6. Was there any particular reason for Texas to be where the novel was set?

The setting is the Texas Hill Country by a lake, which is where I live. One advantage to that is that when I moved from New York City to Texas I had something of an anthropologist’s eye for what was different and quaint about Texas, and how it could color a book. The setting owns the desired combination of being a beautiful place at times that can also harbor real danger.

7. What other genres would you like to try your hand at?

I’ve written in many genres, but my bucket list includes writing something mainstream. When I read Muriel Barbery’s The Elegance of the Hedgehog, David Wroblewski’s The Story of Edgar Sawtelle, and Wendell Berry’s Jayber Crow, I long to lose myself in the process of turning myself inside out and writing like that just once. I think any genre book can be as well-written as literature, and I seek to do that in all I write, but I’d like to write one little old To Kill a Mockingbird or Gone With the Wind.

8. Would you please tell the readers a little about your previous works?

Island and Wildcat Did Growl are set in the Bahamas and feature people like us getting in danger over their heads. I wrote Wildcat as a challenge to myself to feature a strong female lead. One cozy series of mystery books features Esbeth Walters, a retired school teacher, who does her private detecting in spite of the local law telling her not to. She’s a hoot—her stories even crack up me. The Blue-Eyed Indian is featured in one collection of stories and a couple of novels. His stories can make me laugh or put a lump in my throat.

9. Do you prefer writing fiction or non-fiction?

I prefer fiction, because who doesn’t like to lie and get paid for it? I did co-author some fun non-fiction books, like one on design by the former head of design at Apple, and one on identity by Oprah’s companion Stedman Graham. But I love to get lost in the research and enjoyment of working on fictional worlds.

10. Would you like to see the To Hell And Gone In Texas in theaters or on TV? If so, what actors would you like to see play your characters?

Al is a retired sheriff’s department detective, who is still fit and quite compos mentis. I’d love to say Jack Nicholson, but no. Mel Gibson, or Tommy Lee Jones? Robert Duvall is probably past it, but since Brad Pitt is starting to do some older roles . . .I’m just saying!

11. Where do you see yourself and your career in the next ten years?

I’m going to be writing until they pry the pen or keyboard from my fingers. I’ve been on The New York Times and Wall Street Journal bestselling lists with non-fiction. I’d like to see a fiction book of mine get some serious traction.

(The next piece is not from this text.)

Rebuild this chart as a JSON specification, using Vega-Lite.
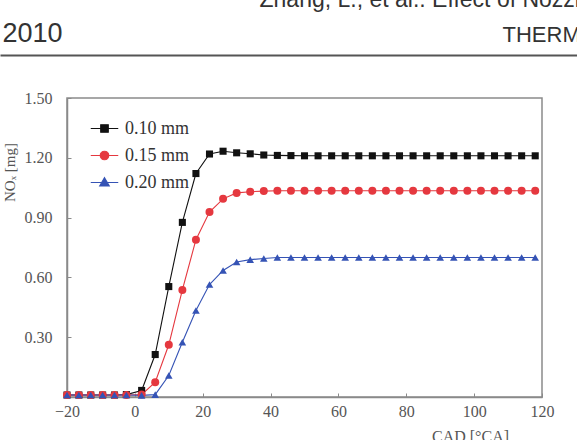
{
  "$schema": "https://vega.github.io/schema/vega-lite/v6.json",
  "width": 475,
  "height": 299,
  "autosize": "none",
  "padding": {"left": 67, "top": 98, "right": 35, "bottom": 43},
  "background": "white",
  "data": {"values": [
    {"s":"0.10 mm","x":-20,"y":0.01},{"s":"0.10 mm","x":-16.5,"y":0.01},{"s":"0.10 mm","x":-13,"y":0.01},{"s":"0.10 mm","x":-9.5,"y":0.01},{"s":"0.10 mm","x":-6,"y":0.01},{"s":"0.10 mm","x":-2.5,"y":0.012},
    {"s":"0.10 mm","x":2,"y":0.033},{"s":"0.10 mm","x":6,"y":0.213},{"s":"0.10 mm","x":10,"y":0.554},{"s":"0.10 mm","x":14,"y":0.876},{"s":"0.10 mm","x":18,"y":1.121},{"s":"0.10 mm","x":22,"y":1.219},{"s":"0.10 mm","x":26,"y":1.233},{"s":"0.10 mm","x":30,"y":1.225},{"s":"0.10 mm","x":34,"y":1.22},{"s":"0.10 mm","x":38,"y":1.214},
    {"s":"0.10 mm","x":42,"y":1.212},{"s":"0.10 mm","x":46,"y":1.211},{"s":"0.10 mm","x":50,"y":1.21},{"s":"0.10 mm","x":54,"y":1.21},{"s":"0.10 mm","x":58,"y":1.21},{"s":"0.10 mm","x":62,"y":1.21},{"s":"0.10 mm","x":66,"y":1.21},{"s":"0.10 mm","x":70,"y":1.21},{"s":"0.10 mm","x":74,"y":1.21},{"s":"0.10 mm","x":78,"y":1.21},{"s":"0.10 mm","x":82,"y":1.21},{"s":"0.10 mm","x":86,"y":1.21},{"s":"0.10 mm","x":90,"y":1.21},{"s":"0.10 mm","x":94,"y":1.21},{"s":"0.10 mm","x":98,"y":1.21},{"s":"0.10 mm","x":102,"y":1.21},{"s":"0.10 mm","x":106,"y":1.21},{"s":"0.10 mm","x":110,"y":1.21},{"s":"0.10 mm","x":114,"y":1.21},{"s":"0.10 mm","x":118,"y":1.21},
    {"s":"0.15 mm","x":-20,"y":0.01},{"s":"0.15 mm","x":-16.5,"y":0.01},{"s":"0.15 mm","x":-13,"y":0.01},{"s":"0.15 mm","x":-9.5,"y":0.01},{"s":"0.15 mm","x":-6,"y":0.01},{"s":"0.15 mm","x":-2.5,"y":0.01},
    {"s":"0.15 mm","x":2,"y":0.012},{"s":"0.15 mm","x":6,"y":0.074},{"s":"0.15 mm","x":10,"y":0.262},{"s":"0.15 mm","x":14,"y":0.537},{"s":"0.15 mm","x":18,"y":0.789},{"s":"0.15 mm","x":22,"y":0.928},{"s":"0.15 mm","x":26,"y":0.994},{"s":"0.15 mm","x":30,"y":1.024},{"s":"0.15 mm","x":34,"y":1.03},{"s":"0.15 mm","x":38,"y":1.033},
    {"s":"0.15 mm","x":42,"y":1.035},{"s":"0.15 mm","x":46,"y":1.035},{"s":"0.15 mm","x":50,"y":1.035},{"s":"0.15 mm","x":54,"y":1.035},{"s":"0.15 mm","x":58,"y":1.035},{"s":"0.15 mm","x":62,"y":1.035},{"s":"0.15 mm","x":66,"y":1.035},{"s":"0.15 mm","x":70,"y":1.035},{"s":"0.15 mm","x":74,"y":1.035},{"s":"0.15 mm","x":78,"y":1.035},{"s":"0.15 mm","x":82,"y":1.035},{"s":"0.15 mm","x":86,"y":1.035},{"s":"0.15 mm","x":90,"y":1.035},{"s":"0.15 mm","x":94,"y":1.035},{"s":"0.15 mm","x":98,"y":1.035},{"s":"0.15 mm","x":102,"y":1.035},{"s":"0.15 mm","x":106,"y":1.035},{"s":"0.15 mm","x":110,"y":1.035},{"s":"0.15 mm","x":114,"y":1.035},{"s":"0.15 mm","x":118,"y":1.035},
    {"s":"0.20 mm","x":-20,"y":0.01},{"s":"0.20 mm","x":-16.5,"y":0.01},{"s":"0.20 mm","x":-13,"y":0.01},{"s":"0.20 mm","x":-9.5,"y":0.01},{"s":"0.20 mm","x":-6,"y":0.01},{"s":"0.20 mm","x":-2.5,"y":0.01},
    {"s":"0.20 mm","x":2,"y":0.008},{"s":"0.20 mm","x":6,"y":0.012},{"s":"0.20 mm","x":10,"y":0.108},{"s":"0.20 mm","x":14,"y":0.275},{"s":"0.20 mm","x":18,"y":0.434},{"s":"0.20 mm","x":22,"y":0.564},{"s":"0.20 mm","x":26,"y":0.635},{"s":"0.20 mm","x":30,"y":0.677},{"s":"0.20 mm","x":34,"y":0.689},{"s":"0.20 mm","x":38,"y":0.695},
    {"s":"0.20 mm","x":42,"y":0.7},{"s":"0.20 mm","x":46,"y":0.7},{"s":"0.20 mm","x":50,"y":0.7},{"s":"0.20 mm","x":54,"y":0.7},{"s":"0.20 mm","x":58,"y":0.7},{"s":"0.20 mm","x":62,"y":0.7},{"s":"0.20 mm","x":66,"y":0.7},{"s":"0.20 mm","x":70,"y":0.7},{"s":"0.20 mm","x":74,"y":0.7},{"s":"0.20 mm","x":78,"y":0.7},{"s":"0.20 mm","x":82,"y":0.7},{"s":"0.20 mm","x":86,"y":0.7},{"s":"0.20 mm","x":90,"y":0.7},{"s":"0.20 mm","x":94,"y":0.7},{"s":"0.20 mm","x":98,"y":0.7},{"s":"0.20 mm","x":102,"y":0.7},{"s":"0.20 mm","x":106,"y":0.7},{"s":"0.20 mm","x":110,"y":0.7},{"s":"0.20 mm","x":114,"y":0.7},{"s":"0.20 mm","x":118,"y":0.7}
  ]},
  "config": {
    "view": {"stroke": "#8a8a8a", "strokeWidth": 1.5},
    "axis": {"labelFont": "Liberation Serif", "titleFont": "Liberation Serif", "labelColor": "#555", "titleColor": "#555", "domainColor": "#8a8a8a", "domainWidth": 1.5, "tickColor": "#8a8a8a", "grid": false, "titleFontWeight": "normal"}
  },
  "layer": [
    {
      "encoding": {
        "x": {"field": "x", "type": "quantitative",
          "scale": {"domain": [-20, 120], "nice": false, "zero": false},
          "axis": {"values": [-20, 0, 20, 40, 60, 80, 100, 120], "labelFlush": false, "title": "CAD [°CA]", "titleX": 403, "titleY": 39, "titleAlign": "center", "titleBaseline": "middle", "titleFontSize": 16, "labelFontSize": 16, "tickSize": -4, "labelPadding": 10}},
        "y": {"field": "y", "type": "quantitative",
          "scale": {"domain": [0, 1.5], "nice": false},
          "axis": {"values": [0.3, 0.6, 0.9, 1.2, 1.5], "format": ".2f", "labelFlush": false, "title": "NOₓ [mg]", "titleX": -58, "titleY": 74, "titleAngle": -90, "titleAlign": "center", "titleBaseline": "middle", "titleFontSize": 15, "labelFontSize": 16, "tickSize": -4, "labelPadding": 19}}
      },
      "layer": [
        {"transform": [{"filter": "datum.s == '0.10 mm'"}], "mark": {"type": "line", "strokeWidth": 1.1, "color": "#111111"}},
        {"transform": [{"filter": "datum.s == '0.15 mm'"}], "mark": {"type": "line", "strokeWidth": 1.1, "color": "#e5383f"}},
        {"transform": [{"filter": "datum.s == '0.20 mm'"}], "mark": {"type": "line", "strokeWidth": 1.1, "color": "#3553b5"}},
        {"transform": [{"filter": "datum.s == '0.10 mm'"}],
         "mark": {"type": "point", "shape": "square", "filled": true, "opacity": 1, "size": 50, "color": "#111111"}},
        {"transform": [{"filter": "datum.s == '0.15 mm'"}],
         "mark": {"type": "point", "shape": "circle", "filled": true, "opacity": 1, "size": 64, "color": "#e5383f"}},
        {"transform": [{"filter": "datum.s == '0.20 mm'"}],
         "mark": {"type": "point", "shape": "triangle-up", "filled": true, "opacity": 1, "size": 58, "color": "#3553b5"}},
        {"mark": {"type": "point", "filled": true, "opacity": 0},
         "encoding": {
           "fill": {"field": "s", "type": "nominal", "scale": {"domain": ["0.10 mm", "0.15 mm", "0.20 mm"], "range": ["#111111", "#e5383f", "#3553b5"]},
             "legend": {"orient": "none", "legendX": 24, "legendY": 17, "title": null, "symbolSize": 625, "symbolStrokeWidth": 1.2, "symbolOpacity": 1, "symbolFillColor": "#000000", "labelFont": "Liberation Serif", "labelFontSize": 18, "labelColor": "#333", "labelOffset": 7, "rowPadding": 4, "padding": 0}},
           "stroke": {"field": "s", "type": "nominal", "scale": {"domain": ["0.10 mm", "0.15 mm", "0.20 mm"], "range": ["#111111", "#e5383f", "#3553b5"]},
             "legend": {"orient": "none", "legendX": 24, "legendY": 17, "title": null, "symbolSize": 625, "symbolStrokeWidth": 1.2, "symbolOpacity": 1, "symbolFillColor": "#000000", "labelFont": "Liberation Serif", "labelFontSize": 18, "labelColor": "#333", "labelOffset": 7, "rowPadding": 4, "padding": 0}},
           "shape": {"field": "s", "type": "nominal", "scale": {"domain": ["0.10 mm", "0.15 mm", "0.20 mm"], "range": ["M-1.1,0H1.1M-0.3,-0.3H0.3V0.3H-0.3Z", "M-1.1,0H1.1M-0.34,0A0.34,0.34,0,1,0,0.34,0A0.34,0.34,0,1,0,-0.34,0Z", "M-1.1,0H1.1M0,-0.38L0.38,0.28H-0.38Z"]},
             "legend": {"orient": "none", "legendX": 24, "legendY": 17, "title": null, "symbolSize": 625, "symbolStrokeWidth": 1.2, "symbolOpacity": 1, "symbolFillColor": "#000000", "labelFont": "Liberation Serif", "labelFontSize": 18, "labelColor": "#333", "labelOffset": 7, "rowPadding": 4, "padding": 0}}
         }}
      ]
    },
    {
      "mark": {"type": "point", "opacity": 0},
      "encoding": {
        "x": {"field": "x", "type": "quantitative", "scale": {"range": [-67, 510]},
          "axis": {"orient": "top", "offset": 43, "domain": true, "domainColor": "#555", "domainWidth": 2, "ticks": false, "labels": false, "grid": false,
            "title": "THERMAL SCIENCE, Year 2010, Vol. 14, Suppl., pp. S1-S10", "titleFont": "Liberation Sans", "titleFontSize": 22, "titleColor": "#333", "titleX": 435, "titleY": -14, "titleAlign": "left", "titleBaseline": "alphabetic", "titleAngle": 0}},
        "y": {"field": "y", "type": "quantitative",
          "axis": {"orient": "right", "domain": false, "ticks": false, "labels": false, "grid": false,
            "title": "Zhang, L., et al.: Effect of Nozzle Orifice Geometry on ...", "titleFont": "Liberation Sans", "titleFontSize": 23, "titleColor": "#333", "titleX": -283, "titleY": -92, "titleAlign": "left", "titleBaseline": "alphabetic", "titleAngle": 0}}
      }
    },
    {
      "mark": {"type": "point", "opacity": 0},
      "encoding": {
        "x": {"field": "x", "type": "quantitative", "axis": null},
        "y": {"field": "y", "type": "quantitative",
          "axis": {"orient": "left", "domain": false, "ticks": false, "labels": false, "grid": false,
            "title": "2010", "titleFont": "Liberation Sans", "titleFontSize": 27, "titleColor": "#333", "titleX": -65, "titleY": -57, "titleAlign": "left", "titleBaseline": "alphabetic", "titleAngle": 0}}
      }
    }
  ],
  "resolve": {"scale": {"x": "independent", "y": "independent"}}
}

12. What would you be doing if you weren't writing?

I suppose I’d be writing about writing. It’s really hard to imagine. There’s nothing right now to keep me from writing every day, so that’s what I do, that’s what I am.

13. Can you tell KSR what you're working on next?

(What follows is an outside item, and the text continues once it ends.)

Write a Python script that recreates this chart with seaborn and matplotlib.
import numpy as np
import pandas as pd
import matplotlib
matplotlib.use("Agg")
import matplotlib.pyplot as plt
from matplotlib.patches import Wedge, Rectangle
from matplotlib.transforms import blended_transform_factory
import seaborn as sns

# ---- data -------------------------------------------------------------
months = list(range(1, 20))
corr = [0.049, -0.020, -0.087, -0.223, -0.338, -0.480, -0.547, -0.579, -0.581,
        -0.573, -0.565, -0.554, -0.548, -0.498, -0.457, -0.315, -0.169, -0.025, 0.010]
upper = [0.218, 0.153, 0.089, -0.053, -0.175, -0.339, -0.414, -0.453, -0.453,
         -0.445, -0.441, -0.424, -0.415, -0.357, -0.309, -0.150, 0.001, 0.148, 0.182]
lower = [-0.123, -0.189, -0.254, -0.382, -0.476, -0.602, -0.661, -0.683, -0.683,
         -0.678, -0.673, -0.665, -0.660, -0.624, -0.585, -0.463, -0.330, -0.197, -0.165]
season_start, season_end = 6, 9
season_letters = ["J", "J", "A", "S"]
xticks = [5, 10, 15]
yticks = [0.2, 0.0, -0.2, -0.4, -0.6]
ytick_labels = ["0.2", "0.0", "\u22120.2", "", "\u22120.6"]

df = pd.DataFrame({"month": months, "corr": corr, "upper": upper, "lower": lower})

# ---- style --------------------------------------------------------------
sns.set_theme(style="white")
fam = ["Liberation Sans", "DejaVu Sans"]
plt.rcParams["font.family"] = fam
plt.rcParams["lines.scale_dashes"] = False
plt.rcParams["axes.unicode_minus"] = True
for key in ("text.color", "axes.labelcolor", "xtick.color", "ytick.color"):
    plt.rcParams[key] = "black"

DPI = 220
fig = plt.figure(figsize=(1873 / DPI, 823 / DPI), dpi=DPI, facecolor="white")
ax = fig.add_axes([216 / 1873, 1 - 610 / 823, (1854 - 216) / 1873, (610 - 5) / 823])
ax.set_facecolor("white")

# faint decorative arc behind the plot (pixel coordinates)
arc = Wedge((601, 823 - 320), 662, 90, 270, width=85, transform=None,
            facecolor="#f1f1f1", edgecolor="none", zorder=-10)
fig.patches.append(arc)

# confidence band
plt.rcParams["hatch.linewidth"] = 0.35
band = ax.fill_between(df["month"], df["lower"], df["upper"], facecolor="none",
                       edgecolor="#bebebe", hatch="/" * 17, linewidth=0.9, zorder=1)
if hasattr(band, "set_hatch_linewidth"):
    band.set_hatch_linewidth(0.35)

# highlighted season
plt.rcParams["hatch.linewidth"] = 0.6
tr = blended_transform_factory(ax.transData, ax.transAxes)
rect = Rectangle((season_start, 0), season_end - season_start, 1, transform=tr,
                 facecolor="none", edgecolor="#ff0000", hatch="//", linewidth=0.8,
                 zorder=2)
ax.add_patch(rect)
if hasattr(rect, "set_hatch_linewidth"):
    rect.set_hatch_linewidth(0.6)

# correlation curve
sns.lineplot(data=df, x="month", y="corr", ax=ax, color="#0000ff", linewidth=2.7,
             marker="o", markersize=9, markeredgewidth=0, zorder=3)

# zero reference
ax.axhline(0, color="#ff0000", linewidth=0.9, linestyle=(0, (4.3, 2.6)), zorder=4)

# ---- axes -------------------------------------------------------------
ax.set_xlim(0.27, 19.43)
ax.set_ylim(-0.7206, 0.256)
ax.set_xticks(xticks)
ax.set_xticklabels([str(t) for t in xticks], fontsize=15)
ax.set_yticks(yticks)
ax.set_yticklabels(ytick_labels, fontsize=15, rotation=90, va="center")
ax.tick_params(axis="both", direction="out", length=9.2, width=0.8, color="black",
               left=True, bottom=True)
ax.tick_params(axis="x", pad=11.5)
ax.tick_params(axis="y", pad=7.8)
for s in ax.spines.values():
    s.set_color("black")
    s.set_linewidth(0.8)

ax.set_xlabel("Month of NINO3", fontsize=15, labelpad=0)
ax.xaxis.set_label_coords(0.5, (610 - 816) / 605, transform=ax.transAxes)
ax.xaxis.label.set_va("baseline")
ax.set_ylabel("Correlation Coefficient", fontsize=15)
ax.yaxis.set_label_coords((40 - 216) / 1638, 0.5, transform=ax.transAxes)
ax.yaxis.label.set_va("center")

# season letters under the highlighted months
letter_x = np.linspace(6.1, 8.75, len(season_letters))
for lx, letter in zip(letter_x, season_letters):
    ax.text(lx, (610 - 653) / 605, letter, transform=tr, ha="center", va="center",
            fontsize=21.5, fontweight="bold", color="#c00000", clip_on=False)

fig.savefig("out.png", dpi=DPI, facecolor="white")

I have three books written for a detective series featuring a 15-year-old genius, who irritates just about everybody (kind of on the order of Justin Bieber). The interesting person there is his partner Sylvie Thomas, who drives the car, carries the gun, and keeps people from putting the genius over their knees for a spanking. I have one final book of poetry in the mix and I want to concentrate on that mainstream novel. I have a couple of collections of short stories I’m polishing and still writing as well. That should keep me busy.

14. What authors, dead or alive, would you like to collaborate with?

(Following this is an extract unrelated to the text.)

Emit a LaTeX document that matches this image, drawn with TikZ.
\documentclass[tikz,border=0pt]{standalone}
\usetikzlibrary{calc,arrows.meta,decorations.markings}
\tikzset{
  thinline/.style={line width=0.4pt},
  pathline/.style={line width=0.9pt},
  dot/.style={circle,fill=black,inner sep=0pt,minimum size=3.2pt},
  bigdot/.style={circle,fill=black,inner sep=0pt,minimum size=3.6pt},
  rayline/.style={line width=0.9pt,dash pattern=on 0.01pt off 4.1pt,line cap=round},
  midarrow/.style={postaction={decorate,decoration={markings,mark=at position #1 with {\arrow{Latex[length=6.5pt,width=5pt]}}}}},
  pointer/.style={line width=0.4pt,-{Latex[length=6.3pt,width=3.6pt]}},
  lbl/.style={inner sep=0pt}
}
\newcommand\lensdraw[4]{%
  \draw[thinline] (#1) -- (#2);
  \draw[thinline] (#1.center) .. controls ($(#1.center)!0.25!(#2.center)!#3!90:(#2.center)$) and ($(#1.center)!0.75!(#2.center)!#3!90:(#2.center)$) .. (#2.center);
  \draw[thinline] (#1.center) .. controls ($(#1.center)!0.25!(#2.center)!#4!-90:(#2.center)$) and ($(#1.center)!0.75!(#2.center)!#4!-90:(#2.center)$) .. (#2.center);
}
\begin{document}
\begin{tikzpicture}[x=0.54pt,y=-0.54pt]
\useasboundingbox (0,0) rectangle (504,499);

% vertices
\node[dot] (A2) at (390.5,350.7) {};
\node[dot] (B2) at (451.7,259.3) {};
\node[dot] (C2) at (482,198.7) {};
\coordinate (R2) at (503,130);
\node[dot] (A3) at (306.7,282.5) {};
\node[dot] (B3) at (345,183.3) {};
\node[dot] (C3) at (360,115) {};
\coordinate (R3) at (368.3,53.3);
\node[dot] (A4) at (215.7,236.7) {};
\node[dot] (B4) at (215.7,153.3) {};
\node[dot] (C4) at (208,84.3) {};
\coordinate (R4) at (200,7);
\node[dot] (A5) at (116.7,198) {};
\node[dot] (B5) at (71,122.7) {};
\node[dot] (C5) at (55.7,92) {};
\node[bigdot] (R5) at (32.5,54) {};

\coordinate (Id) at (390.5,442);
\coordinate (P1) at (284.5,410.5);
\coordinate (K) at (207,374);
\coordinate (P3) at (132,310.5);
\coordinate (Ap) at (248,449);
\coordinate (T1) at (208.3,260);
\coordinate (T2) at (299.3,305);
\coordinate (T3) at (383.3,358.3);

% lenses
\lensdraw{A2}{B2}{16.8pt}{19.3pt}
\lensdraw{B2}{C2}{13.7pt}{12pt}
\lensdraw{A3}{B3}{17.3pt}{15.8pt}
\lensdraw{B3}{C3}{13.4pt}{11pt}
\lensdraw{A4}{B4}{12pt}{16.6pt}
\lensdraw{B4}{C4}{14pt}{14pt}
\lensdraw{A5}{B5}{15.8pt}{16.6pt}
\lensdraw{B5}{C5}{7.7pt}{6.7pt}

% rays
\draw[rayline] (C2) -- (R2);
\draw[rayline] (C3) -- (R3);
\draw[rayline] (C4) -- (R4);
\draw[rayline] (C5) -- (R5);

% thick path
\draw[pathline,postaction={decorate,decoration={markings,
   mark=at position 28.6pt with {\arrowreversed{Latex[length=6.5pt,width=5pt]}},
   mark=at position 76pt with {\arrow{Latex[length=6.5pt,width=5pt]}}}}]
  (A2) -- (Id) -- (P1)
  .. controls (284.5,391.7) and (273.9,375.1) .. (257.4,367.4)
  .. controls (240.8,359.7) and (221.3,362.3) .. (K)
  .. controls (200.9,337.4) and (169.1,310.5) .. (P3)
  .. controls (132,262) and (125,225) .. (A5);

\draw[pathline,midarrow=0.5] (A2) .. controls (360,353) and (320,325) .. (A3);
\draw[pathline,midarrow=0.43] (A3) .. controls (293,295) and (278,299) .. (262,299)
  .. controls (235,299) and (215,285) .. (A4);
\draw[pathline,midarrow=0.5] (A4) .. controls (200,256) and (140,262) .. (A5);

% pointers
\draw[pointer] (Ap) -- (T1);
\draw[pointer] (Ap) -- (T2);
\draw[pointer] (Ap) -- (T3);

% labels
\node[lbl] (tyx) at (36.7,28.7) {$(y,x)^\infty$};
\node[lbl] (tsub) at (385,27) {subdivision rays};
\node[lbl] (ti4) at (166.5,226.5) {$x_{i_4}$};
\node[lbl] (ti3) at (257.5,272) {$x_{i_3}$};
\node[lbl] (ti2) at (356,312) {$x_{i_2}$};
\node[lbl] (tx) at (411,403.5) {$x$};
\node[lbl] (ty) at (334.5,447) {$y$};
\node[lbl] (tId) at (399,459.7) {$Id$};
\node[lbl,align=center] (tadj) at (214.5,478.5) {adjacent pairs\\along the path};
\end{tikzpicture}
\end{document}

I think Kurt Vonnegut would be a blast. But, of the living I’d have to come back to Colin Cotterill, although he’s doing just fine on his own and I don’t know what I’d bring to the table. Maybe Janet Evanovich or Carl Hiaasen, just to go a little wild!

15. Thank you for participating in the interview. Can you please leave the readers with three things that may surprise them about you?

For a short spell I was once the Outstanding Black Poet in America, until the award committee asked for a photo.
I went in for mountain climbing for a while and climbed Mount Rainier.
I was a policeman at night once, while going to college by day, studying things like Ancient Greek, and did the entire police log for one night in Ancient Greek, a feat for which I’m still known in that town.